Provided data
===============
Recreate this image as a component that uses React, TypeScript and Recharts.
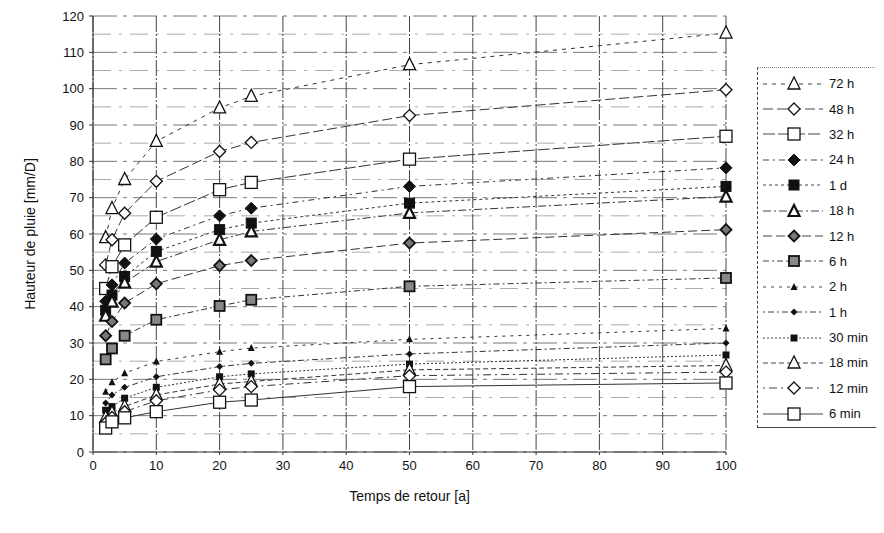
===============
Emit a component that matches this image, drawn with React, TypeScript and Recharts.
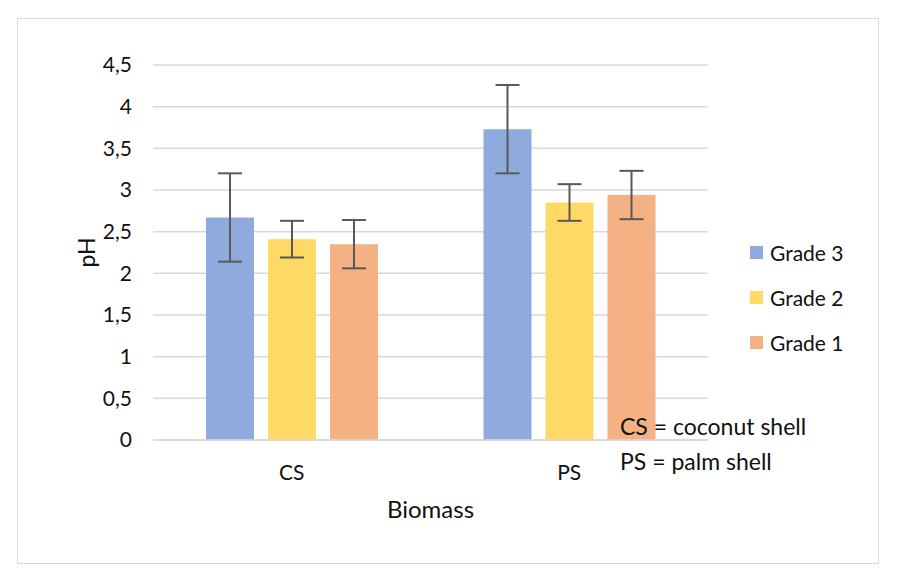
===============
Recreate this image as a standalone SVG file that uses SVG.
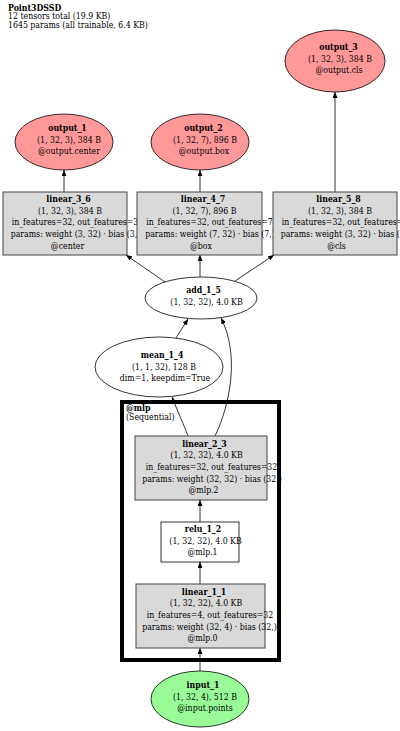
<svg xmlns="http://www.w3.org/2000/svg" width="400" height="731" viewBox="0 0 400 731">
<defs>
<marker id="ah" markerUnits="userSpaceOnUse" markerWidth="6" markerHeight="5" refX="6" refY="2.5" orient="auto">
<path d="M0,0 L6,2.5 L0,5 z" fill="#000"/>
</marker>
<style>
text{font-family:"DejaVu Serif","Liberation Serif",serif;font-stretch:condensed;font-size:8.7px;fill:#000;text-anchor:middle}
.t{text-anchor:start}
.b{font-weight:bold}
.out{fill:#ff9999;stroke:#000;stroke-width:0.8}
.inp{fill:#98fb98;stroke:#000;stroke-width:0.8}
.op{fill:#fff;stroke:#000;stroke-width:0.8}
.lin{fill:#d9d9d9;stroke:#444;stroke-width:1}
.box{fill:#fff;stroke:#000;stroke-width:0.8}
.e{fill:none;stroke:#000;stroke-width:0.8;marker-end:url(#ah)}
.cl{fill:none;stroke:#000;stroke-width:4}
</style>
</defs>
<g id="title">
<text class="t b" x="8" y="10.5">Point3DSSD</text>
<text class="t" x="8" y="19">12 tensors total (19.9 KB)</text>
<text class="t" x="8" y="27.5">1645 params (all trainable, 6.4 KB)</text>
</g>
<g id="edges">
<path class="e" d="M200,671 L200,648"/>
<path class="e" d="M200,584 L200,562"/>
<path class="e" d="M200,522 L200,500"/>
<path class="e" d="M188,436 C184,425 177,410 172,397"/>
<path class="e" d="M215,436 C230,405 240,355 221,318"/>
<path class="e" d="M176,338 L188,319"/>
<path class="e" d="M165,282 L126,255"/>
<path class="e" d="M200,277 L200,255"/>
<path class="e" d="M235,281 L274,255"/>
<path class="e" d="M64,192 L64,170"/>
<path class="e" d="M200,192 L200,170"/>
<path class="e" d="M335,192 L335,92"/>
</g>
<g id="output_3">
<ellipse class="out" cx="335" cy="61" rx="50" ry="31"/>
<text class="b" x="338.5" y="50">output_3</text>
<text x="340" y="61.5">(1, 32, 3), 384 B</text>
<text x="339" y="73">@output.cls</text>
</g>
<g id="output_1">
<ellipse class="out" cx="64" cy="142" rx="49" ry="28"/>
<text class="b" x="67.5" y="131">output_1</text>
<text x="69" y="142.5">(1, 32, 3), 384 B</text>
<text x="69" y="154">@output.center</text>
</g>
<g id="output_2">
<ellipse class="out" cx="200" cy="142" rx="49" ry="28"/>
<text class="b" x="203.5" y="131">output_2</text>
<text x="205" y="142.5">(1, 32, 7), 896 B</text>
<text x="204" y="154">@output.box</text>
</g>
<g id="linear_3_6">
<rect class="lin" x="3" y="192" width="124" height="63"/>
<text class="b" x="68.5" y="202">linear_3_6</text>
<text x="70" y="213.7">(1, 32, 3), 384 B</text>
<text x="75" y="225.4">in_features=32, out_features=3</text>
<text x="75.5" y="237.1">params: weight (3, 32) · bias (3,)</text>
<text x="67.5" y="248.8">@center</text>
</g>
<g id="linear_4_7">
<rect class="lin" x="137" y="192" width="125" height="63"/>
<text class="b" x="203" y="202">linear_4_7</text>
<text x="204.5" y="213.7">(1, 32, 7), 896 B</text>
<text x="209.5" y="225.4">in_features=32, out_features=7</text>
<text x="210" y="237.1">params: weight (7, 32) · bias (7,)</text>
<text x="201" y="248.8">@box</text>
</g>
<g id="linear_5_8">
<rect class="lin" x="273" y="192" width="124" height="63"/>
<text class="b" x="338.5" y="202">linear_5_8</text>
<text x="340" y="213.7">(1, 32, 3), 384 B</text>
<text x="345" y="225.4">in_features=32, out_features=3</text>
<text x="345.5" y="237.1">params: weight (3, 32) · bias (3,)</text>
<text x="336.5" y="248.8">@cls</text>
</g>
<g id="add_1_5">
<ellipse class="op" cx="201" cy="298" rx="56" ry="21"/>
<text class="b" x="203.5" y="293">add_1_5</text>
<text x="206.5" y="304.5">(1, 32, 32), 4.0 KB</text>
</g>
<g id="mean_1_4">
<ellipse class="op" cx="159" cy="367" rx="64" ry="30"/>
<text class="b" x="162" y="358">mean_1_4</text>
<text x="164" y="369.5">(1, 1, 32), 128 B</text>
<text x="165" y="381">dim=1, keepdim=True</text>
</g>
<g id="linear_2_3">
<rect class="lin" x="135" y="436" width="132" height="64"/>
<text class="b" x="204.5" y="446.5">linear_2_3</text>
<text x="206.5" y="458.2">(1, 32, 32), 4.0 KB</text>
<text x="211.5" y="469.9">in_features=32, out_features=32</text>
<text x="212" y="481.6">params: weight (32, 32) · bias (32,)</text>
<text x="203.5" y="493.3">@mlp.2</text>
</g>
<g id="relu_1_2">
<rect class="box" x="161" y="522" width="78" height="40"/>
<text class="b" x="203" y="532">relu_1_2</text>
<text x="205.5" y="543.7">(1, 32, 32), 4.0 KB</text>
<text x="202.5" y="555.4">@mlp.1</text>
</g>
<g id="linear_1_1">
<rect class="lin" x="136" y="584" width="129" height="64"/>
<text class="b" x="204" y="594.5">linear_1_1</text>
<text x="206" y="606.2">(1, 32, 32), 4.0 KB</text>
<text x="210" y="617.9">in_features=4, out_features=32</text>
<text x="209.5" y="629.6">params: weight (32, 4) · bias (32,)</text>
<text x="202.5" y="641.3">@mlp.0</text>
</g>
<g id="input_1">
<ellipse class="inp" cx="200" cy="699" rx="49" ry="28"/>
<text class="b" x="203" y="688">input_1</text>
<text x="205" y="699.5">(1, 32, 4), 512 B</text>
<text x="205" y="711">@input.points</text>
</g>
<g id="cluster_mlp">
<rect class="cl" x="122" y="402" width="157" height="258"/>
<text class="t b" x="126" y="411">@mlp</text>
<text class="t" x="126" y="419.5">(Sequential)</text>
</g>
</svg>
===============
Set exercise
Go through the records and copy each line with "TypeScript" in it.

Full answer
Recreate this image as a component that uses React, TypeScript and Recharts.
Emit a component that matches this image, drawn with React, TypeScript and Recharts.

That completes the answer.